We spoke to historical novelist Bernard Cornwell, inspiration to any budding novel writers, while he was working on the novel Agincourt…
Before becoming a prolific and popular English historical novelist, Bernard Cornwell worked as a television producer in London and Belfast. He is the author of the hugely successful Sharpe series of novels, which cover the adventures of Napoleonic-era English soldier Richard Sharpe. Most of these have been filmed for TV, starring Sean Bean as the eponymous hero. Bernard Cornwell has also written a series of bestselling novels set during Arthurian Britain (The Warlord Chronicles); 9th century England (The Saxon Stories); the 100 Years’ War (The Grail Quest novels) and the American Civil War (The Starbuck Chronicles), as well as a series of contemporary thrillers.
Q. What was the first book you wrote, and what was your inspiration for it?
Bernard Cornwell: The first book I wrote was Sharpe’s Eagle, and the inspiration was desperation. I was a TV producer in Belfast when I met an American, Judy, and fell in love. She couldn’t live in Britain for family reasons, so I moved to the States where I was promptly refused a work permit. I told Judy I’d support myself by writing books. That was almost 30 years ago and Sharpe is still marching and Judy and I are still married!
Q. How do you organise your writing? Do you ensure that you write each day, or do you wait until you are ‘in the mood’?

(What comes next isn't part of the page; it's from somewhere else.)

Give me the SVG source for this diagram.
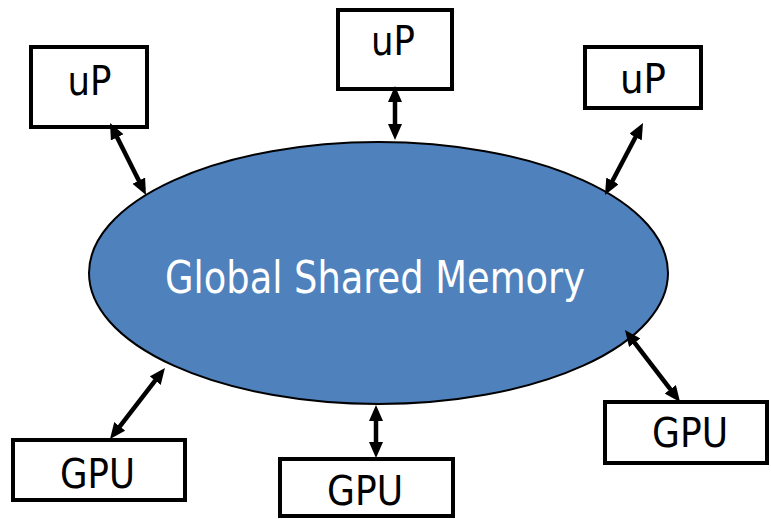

Bernard Cornwell: In the mood? Laughs! If you’re a writer, you write every day. It’s a job! I’m not sure what the mood would be! I work long hours, Monday to Friday, and at the weekends too if the weather is bad. I don’t subscribe to the ‘mood’ idea, or to ‘writer’s block’. The day a nurse can phone a hospital and say she can’t work that day because of nurse’s block, and the hospital agrees with her, that’s the day I’ll accept writer’s block. It’s a myth!
Q. Who is your favourite character you’ve created?
Bernard Cornwell: Sharpe, probably. Grumpy, disagreeable, violent, moody, but also generous. He’s a rogue, but he’s a rogue who is on our side.
Q. Which other period(s) of history would you like to write about?
Bernard Cornwell: I’m not sure. Right now I’m deep in the Agincourt campaign, and once this book is finished I’ll time-travel back to King Alfred and the 9th century again, and that’s about as far ahead as I ever look!
Q. Who is your favourite author and/or novel?
Bernard Cornwell: My favourite author is John Cowper Powys, and my favourite novel is his Wolf Solent. He’s a wonderful, much-overlooked author, Dostoievskian in his ambitions. A long overdue, and utterly brilliant, biography of him has just been published; Descents of Memory by Morine Krissdottir
Q. Which writers do you admire?
Bernard Cornwell: Well, obviously John Cowper Powys. At a more accessible level I adore the Prey series by John Sandford. I read and re-read everything and anything by P.G. Wodehouse. Of the historical novelists? The peerless George MacDonald Fraser.
Q. What advice would you give to someone who is finding it difficult to finish their first novel?
Bernard Cornwell: Keep going! Don’t give it to someone else to read and critique, you are your best critic! You write the books you want to read yourself!
Q. If you could take a course, what would it be in?
Bernard Cornwell: Celestial navigation. I do a lot of sailing, and have crossed oceans, but I have never mastered the sextant. I can take a reading competently enough, but the subsequent maths utterly defeats me I’m afraid…
Q. What are your plans for the future?
Bernard Cornwell: Finish my book on Agincourt, do more sailing and start the next novel about the making of England in the 9th and 10th centuries.